Elle attendit Wapassou.

Et comme il était dans la coutume de Joffrey de Peyrac d'être l'amoureux le plus fou, le plus intuitif et le plus prodigue, ce fut lui qui reparla de l'enfant nouveau dont il savait qu'elle rêvait et qui poserait un sceau sur leur amour.

Avait-il lui aussi l'instinct que leur destin, déjà si mouvementé, ne s'acheminait pas vers une fin mais vers un commencement ?

Alors que la neige ensevelissait encore Wapassou, en ce temps de l'hiver où, dans les forts de bois des grands espaces américains, l'on a presque oublié qu'il y a d'autres humains sur Terre, ils conçurent l'enfant de l'amour.

Lorsque Angélique se sut enceinte, elle était demeurée extasiée, stupéfaite, bien qu'elle eût pu savoir que les savants mélanges de médecines dont elle savait si bien doser la suppression ou l'administration selon des « secrets » que lui avait appris dès l'enfance la sorcière Mélusine devaient tout naturellement amener les résultats souhaités. Elle y croyait à peine !

En avril, l'enfant remua et, cette fois encore, elle éprouva une surprise incrédule, éblouie.

C'était donc si simple d'obtenir du ciel ce dont on rêvait : un enfant. Un enfant pour le bonheur...

Elle se sentait si heureuse, dans un état d'euphorie si naturelle, qu'à part ces tressaillements par lesquels « il » révéla sa présence, elle aurait pu parfois ne pas se croire enceinte. Tous les inconvénients qui accompagnent les débuts de grossesse lui furent épargnés. Longtemps elle resta mince. N'éprouvant aucune fatigue et même, lui semblait-il, se sentant mieux portante et plus vigoureuse qu'en temps normal, elle n'eut rien à changer à son existence fort active, ni aux projets de voyages qui devaient les ramener au printemps vers les rivages où l'on reprendrait contact, non seulement avec les habitants du port de Gouldsboro, mais encore avec le reste du monde. Les navires y apportaient des courriers d'Europe et, selon les nouvelles en provenance de la baie Française, il était rare que Joffrey de Peyrac n'eût pas à envisager tout un plan de navigation. L'été était, en effet, une période d'intense activité navale.

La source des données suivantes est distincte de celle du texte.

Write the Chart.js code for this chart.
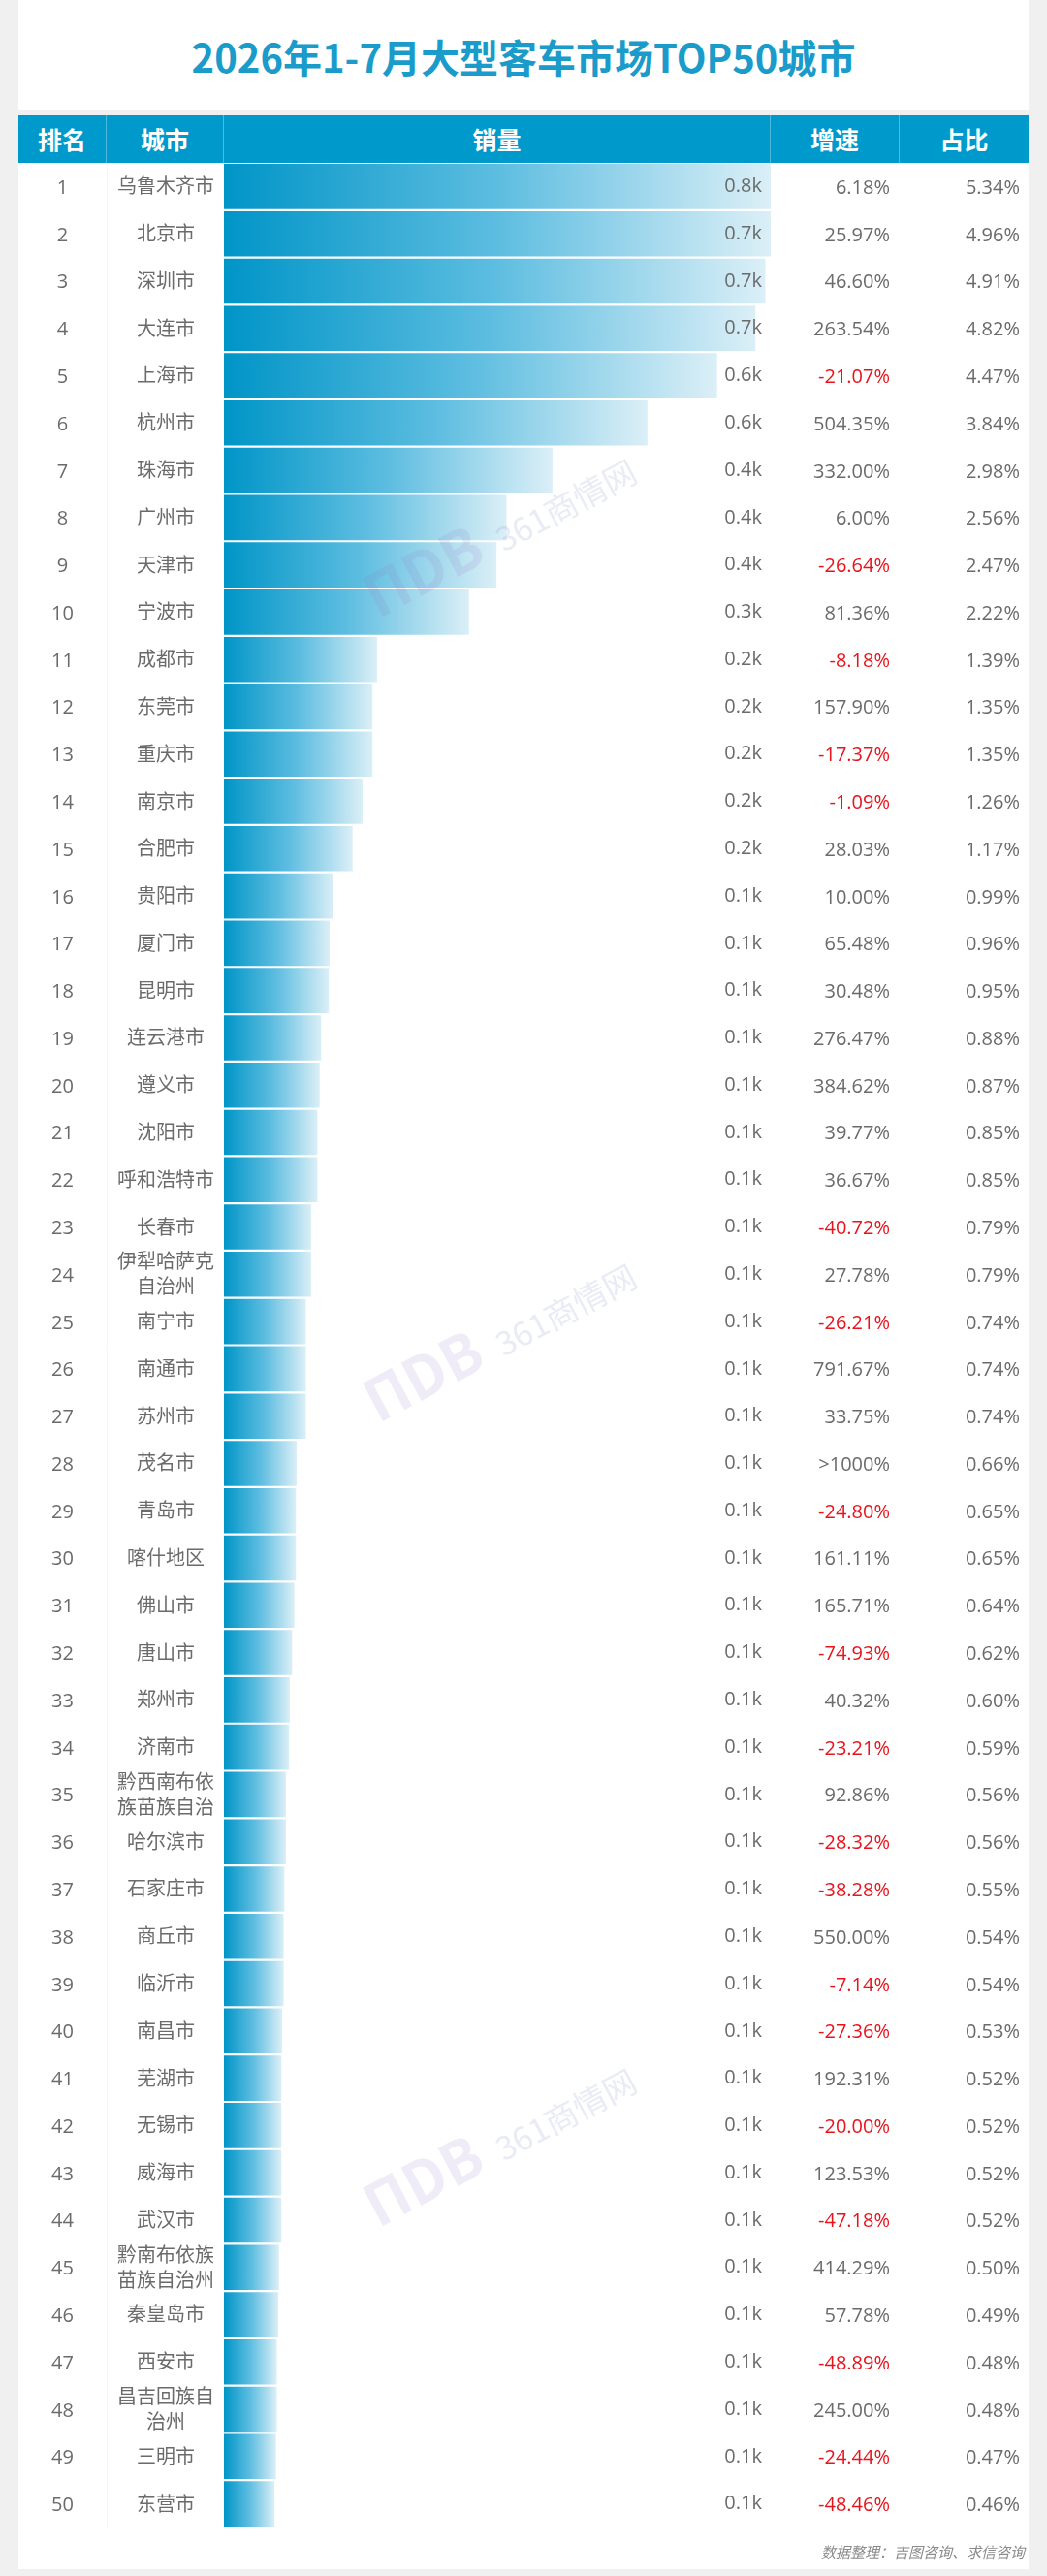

Cette année-là, le comte dut se rendre à New York, voyage qui lui permettrait en même temps de visiter à l'aller ou au retour les plus importants établissements de Nouvelle-Angleterre, échelonnés tout au long de la côte, de New York à Portland, en passant par Boston, Salem et Portsmouth où il avait des amis et des intérêts. Angélique voulut l'accompagner. Passant sous silence la promesse secrète qu'elle s'était faite de ne plus jamais laisser Joffrey partir où que ce soit sans elle, elle avança pour convaincre son mari qu'il lui fallait joindre, à tout prix, du côté de Casco, son ami, le medicine-man anglais, George Shapleigh, auquel elle avait toutes sortes de conseils à demander et auprès duquel elle devait se fournir en remèdes, notamment des éclats de racine de mandragore, indispensables pour la fabrication de l'« éponge soporifique » et dont sa provision était épuisée. De toute façon, argua-t-elle, elle voulait voir Shapleigh avant de faire ses couches, car il possédait, dans son repaire de la pointe Maquoit, des livres de médecine, les plus savants du monde, qu'elle voulait consulter.